**Supplied material**.
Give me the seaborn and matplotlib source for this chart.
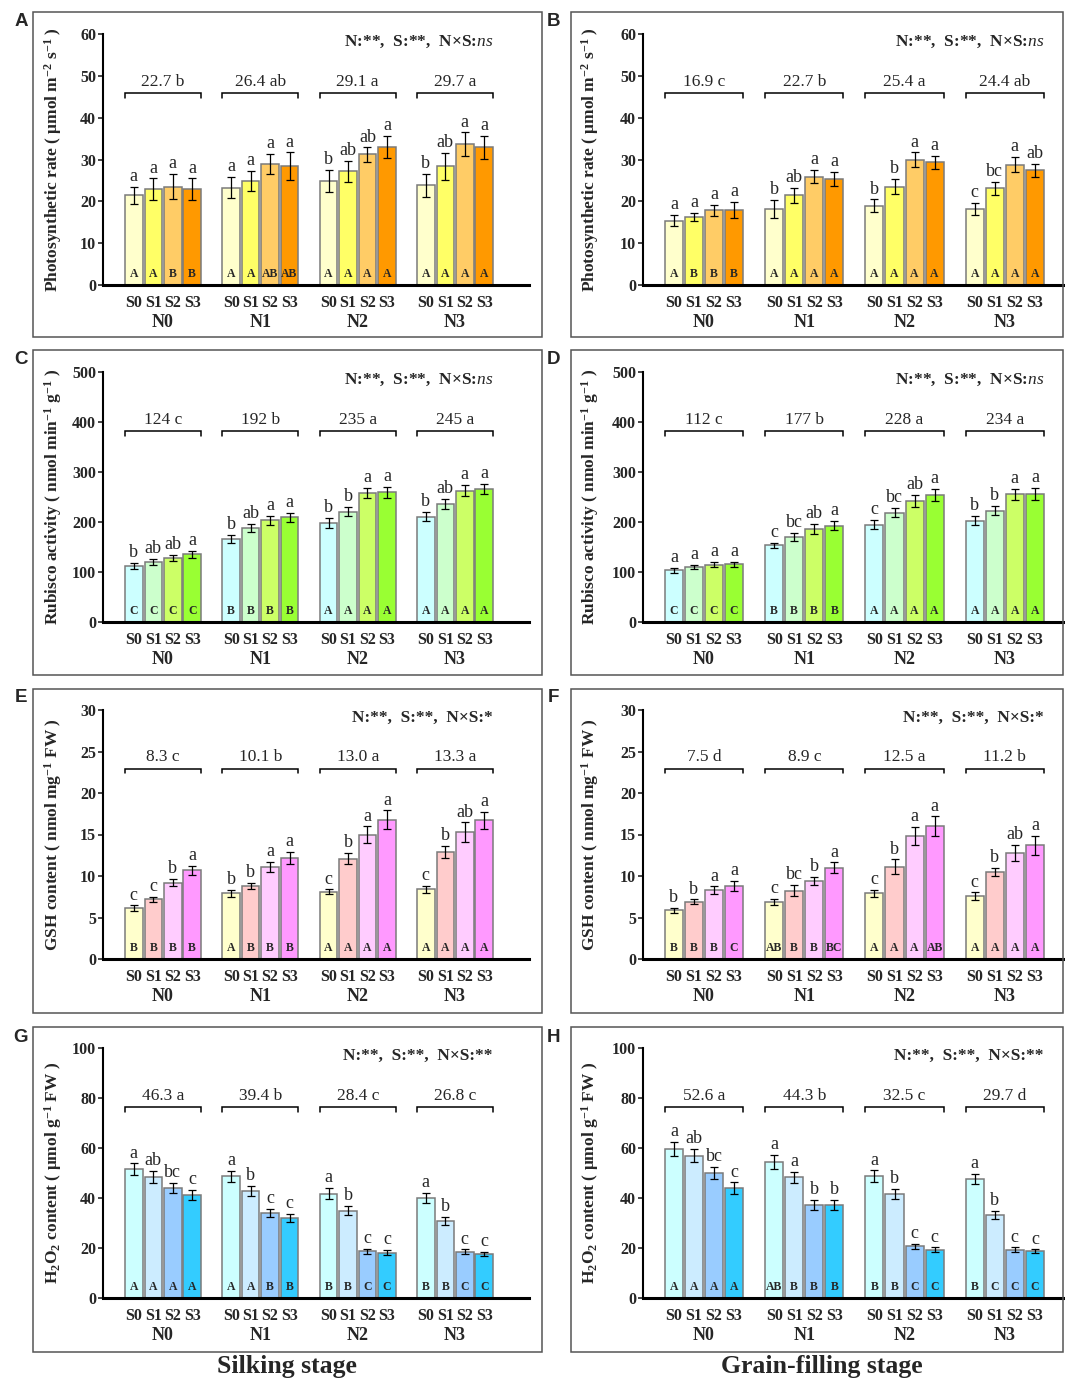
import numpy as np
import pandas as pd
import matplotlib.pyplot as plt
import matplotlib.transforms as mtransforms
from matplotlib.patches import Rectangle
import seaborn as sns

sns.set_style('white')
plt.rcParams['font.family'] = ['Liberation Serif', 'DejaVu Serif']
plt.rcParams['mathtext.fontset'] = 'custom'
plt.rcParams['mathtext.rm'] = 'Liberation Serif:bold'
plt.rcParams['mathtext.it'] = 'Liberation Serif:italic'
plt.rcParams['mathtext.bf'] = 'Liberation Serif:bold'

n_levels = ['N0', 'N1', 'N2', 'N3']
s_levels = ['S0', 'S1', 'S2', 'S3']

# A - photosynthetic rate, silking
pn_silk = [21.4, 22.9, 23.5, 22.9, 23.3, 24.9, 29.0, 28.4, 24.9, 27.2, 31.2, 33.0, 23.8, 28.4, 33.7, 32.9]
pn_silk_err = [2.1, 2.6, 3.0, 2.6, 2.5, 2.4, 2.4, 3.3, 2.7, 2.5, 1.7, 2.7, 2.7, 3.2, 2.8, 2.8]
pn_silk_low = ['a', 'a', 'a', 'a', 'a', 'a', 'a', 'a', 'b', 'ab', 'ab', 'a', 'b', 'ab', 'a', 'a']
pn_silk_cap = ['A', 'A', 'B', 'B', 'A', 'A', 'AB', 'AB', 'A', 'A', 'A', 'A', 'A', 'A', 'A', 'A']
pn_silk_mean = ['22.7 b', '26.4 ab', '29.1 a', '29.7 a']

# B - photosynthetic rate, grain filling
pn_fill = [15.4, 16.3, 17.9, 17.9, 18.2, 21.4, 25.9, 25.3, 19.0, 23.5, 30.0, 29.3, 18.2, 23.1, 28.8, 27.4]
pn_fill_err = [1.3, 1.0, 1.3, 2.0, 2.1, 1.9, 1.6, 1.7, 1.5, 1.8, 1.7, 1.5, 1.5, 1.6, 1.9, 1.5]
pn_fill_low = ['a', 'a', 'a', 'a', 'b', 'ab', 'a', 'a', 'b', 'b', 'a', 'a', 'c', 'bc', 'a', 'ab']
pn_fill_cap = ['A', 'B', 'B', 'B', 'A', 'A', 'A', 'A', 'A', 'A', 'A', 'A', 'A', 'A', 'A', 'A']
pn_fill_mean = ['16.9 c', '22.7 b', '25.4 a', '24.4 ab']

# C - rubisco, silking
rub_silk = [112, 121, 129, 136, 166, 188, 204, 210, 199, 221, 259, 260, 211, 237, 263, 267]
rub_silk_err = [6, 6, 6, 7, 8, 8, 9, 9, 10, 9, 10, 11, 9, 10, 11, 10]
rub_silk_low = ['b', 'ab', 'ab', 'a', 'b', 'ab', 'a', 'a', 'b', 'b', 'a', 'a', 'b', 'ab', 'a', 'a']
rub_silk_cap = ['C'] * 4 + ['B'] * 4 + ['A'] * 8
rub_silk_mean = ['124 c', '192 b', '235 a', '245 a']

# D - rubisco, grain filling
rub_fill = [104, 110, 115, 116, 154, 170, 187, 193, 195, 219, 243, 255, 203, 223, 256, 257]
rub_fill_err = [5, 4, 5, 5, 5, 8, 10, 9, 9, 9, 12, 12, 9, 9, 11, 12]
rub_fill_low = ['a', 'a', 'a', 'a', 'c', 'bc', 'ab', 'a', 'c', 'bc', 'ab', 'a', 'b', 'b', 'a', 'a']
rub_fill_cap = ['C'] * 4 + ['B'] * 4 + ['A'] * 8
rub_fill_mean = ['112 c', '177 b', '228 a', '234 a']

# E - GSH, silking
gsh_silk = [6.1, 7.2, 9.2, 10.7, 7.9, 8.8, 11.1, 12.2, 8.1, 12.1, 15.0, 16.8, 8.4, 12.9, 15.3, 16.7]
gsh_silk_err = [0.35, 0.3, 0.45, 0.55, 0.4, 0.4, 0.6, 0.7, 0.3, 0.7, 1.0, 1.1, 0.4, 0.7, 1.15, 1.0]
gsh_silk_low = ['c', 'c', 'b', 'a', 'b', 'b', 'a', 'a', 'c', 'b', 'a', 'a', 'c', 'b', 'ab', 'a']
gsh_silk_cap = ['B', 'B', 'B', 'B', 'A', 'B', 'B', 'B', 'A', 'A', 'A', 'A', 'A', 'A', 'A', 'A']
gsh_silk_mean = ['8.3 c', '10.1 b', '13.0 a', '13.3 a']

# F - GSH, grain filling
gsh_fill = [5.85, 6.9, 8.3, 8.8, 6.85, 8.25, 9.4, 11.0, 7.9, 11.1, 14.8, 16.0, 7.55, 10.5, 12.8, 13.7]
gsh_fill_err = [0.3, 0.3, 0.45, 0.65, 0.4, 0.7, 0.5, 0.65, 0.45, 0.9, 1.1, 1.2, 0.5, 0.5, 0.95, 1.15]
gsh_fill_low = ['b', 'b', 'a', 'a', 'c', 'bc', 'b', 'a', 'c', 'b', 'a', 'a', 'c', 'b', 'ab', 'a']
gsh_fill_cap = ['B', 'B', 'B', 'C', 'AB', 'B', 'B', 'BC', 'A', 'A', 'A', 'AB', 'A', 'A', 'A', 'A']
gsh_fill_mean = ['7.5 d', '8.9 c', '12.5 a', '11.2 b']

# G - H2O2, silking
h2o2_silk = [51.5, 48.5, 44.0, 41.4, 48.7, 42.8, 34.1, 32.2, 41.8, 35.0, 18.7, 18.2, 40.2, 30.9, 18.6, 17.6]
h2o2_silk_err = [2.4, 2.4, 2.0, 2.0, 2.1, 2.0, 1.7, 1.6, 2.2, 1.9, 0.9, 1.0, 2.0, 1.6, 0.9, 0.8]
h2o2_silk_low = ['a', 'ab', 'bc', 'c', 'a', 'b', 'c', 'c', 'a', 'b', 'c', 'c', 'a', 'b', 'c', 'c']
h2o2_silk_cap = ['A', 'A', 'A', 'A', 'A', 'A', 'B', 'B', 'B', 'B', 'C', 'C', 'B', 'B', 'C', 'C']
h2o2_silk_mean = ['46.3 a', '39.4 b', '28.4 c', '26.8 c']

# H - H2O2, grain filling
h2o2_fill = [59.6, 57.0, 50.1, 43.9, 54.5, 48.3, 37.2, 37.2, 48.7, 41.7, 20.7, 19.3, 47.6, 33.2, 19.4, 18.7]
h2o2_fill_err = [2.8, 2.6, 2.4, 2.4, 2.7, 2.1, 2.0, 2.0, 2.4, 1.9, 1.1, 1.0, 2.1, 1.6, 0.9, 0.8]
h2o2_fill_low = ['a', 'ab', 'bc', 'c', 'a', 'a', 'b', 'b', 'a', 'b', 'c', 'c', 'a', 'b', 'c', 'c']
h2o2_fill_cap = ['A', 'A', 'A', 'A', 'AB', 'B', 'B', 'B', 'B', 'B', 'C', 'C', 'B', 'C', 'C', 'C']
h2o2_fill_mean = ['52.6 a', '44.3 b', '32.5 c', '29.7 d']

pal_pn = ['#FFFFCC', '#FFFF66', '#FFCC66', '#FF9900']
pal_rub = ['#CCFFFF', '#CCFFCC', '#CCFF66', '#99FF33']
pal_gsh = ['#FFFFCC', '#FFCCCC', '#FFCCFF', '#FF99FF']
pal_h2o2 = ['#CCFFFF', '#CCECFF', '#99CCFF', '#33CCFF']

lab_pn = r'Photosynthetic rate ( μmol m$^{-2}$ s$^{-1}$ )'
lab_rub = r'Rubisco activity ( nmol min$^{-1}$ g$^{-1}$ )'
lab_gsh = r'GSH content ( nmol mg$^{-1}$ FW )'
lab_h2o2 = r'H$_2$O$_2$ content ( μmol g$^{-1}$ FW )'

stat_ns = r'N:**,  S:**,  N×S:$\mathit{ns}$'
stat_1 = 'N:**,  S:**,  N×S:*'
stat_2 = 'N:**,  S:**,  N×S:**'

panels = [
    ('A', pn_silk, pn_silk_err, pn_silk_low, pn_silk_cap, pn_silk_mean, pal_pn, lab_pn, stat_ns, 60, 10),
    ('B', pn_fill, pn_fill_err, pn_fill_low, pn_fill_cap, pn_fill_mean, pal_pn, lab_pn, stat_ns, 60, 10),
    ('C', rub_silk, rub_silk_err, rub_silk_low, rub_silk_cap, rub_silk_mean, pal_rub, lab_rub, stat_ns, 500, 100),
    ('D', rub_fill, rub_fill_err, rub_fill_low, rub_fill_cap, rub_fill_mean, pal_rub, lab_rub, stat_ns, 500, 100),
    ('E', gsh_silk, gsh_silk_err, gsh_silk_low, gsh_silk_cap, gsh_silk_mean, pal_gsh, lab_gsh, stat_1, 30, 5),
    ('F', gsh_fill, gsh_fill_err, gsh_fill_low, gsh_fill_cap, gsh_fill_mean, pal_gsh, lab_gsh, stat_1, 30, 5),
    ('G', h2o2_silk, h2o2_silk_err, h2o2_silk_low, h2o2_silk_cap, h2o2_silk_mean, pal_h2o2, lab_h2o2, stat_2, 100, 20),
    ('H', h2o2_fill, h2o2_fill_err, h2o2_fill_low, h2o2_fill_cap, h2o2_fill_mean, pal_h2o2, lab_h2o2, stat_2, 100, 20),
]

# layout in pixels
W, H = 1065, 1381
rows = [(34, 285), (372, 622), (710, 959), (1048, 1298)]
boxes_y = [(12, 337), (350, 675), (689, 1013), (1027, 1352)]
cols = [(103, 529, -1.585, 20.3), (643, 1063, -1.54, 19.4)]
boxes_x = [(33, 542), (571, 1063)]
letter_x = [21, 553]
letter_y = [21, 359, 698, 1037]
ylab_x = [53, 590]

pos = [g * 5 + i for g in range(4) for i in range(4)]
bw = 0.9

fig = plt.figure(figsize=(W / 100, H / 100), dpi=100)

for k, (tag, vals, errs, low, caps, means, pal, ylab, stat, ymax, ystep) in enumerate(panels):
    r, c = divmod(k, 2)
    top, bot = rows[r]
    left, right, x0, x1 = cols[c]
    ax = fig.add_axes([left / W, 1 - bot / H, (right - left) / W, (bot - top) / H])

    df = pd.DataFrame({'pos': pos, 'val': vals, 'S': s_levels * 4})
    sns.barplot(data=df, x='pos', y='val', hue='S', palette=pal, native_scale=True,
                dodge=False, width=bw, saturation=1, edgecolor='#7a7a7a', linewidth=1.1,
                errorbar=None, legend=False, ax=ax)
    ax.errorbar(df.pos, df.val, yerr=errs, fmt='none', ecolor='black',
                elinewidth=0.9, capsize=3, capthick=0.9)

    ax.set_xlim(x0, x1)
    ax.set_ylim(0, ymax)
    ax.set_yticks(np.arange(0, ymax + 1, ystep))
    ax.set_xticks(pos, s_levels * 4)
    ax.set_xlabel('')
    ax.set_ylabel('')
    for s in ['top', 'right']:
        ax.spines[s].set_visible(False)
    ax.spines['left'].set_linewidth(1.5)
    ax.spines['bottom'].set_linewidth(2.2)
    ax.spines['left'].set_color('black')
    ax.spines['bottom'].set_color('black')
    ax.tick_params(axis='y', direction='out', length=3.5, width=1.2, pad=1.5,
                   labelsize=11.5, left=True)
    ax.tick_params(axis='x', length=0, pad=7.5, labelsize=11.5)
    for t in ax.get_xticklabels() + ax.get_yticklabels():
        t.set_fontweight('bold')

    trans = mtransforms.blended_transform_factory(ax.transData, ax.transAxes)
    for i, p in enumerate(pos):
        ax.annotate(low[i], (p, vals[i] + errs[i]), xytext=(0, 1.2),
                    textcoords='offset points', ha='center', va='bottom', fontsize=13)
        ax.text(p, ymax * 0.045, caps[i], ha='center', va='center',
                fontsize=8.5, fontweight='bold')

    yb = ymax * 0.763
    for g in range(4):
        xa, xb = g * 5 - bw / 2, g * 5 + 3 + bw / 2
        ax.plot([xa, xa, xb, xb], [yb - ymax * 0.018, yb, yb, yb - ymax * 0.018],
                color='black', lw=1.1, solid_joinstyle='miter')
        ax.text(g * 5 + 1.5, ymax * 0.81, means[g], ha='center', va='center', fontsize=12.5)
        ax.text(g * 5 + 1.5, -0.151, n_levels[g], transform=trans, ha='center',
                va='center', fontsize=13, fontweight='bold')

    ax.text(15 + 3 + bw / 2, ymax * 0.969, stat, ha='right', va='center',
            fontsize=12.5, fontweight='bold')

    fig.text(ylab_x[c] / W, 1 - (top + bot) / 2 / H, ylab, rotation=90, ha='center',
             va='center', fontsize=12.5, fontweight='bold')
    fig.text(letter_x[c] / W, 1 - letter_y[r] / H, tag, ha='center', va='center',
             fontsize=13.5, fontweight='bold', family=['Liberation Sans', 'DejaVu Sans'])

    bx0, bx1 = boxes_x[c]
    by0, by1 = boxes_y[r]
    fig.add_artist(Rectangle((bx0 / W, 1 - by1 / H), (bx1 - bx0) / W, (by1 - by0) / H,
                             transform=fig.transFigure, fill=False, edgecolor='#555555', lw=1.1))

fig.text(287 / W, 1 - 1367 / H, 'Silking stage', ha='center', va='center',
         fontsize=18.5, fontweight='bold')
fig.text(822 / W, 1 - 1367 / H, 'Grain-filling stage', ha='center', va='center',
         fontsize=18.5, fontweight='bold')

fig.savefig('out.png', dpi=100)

**Problem description**.
Every line from the top of the material above through the line with "pn_silk_mean = ['22.7" should be duplicated exactly, please; leave out the pictures.

**Written answer**.
Give me the seaborn and matplotlib source for this chart.
import numpy as np
import pandas as pd
import matplotlib.pyplot as plt
import matplotlib.transforms as mtransforms
from matplotlib.patches import Rectangle
import seaborn as sns

sns.set_style('white')
plt.rcParams['font.family'] = ['Liberation Serif', 'DejaVu Serif']
plt.rcParams['mathtext.fontset'] = 'custom'
plt.rcParams['mathtext.rm'] = 'Liberation Serif:bold'
plt.rcParams['mathtext.it'] = 'Liberation Serif:italic'
plt.rcParams['mathtext.bf'] = 'Liberation Serif:bold'

n_levels = ['N0', 'N1', 'N2', 'N3']
s_levels = ['S0', 'S1', 'S2', 'S3']

# A - photosynthetic rate, silking
pn_silk = [21.4, 22.9, 23.5, 22.9, 23.3, 24.9, 29.0, 28.4, 24.9, 27.2, 31.2, 33.0, 23.8, 28.4, 33.7, 32.9]
pn_silk_err = [2.1, 2.6, 3.0, 2.6, 2.5, 2.4, 2.4, 3.3, 2.7, 2.5, 1.7, 2.7, 2.7, 3.2, 2.8, 2.8]
pn_silk_low = ['a', 'a', 'a', 'a', 'a', 'a', 'a', 'a', 'b', 'ab', 'ab', 'a', 'b', 'ab', 'a', 'a']
pn_silk_cap = ['A', 'A', 'B', 'B', 'A', 'A', 'AB', 'AB', 'A', 'A', 'A', 'A', 'A', 'A', 'A', 'A']
pn_silk_mean = ['22.7 b', '26.4 ab', '29.1 a', '29.7 a']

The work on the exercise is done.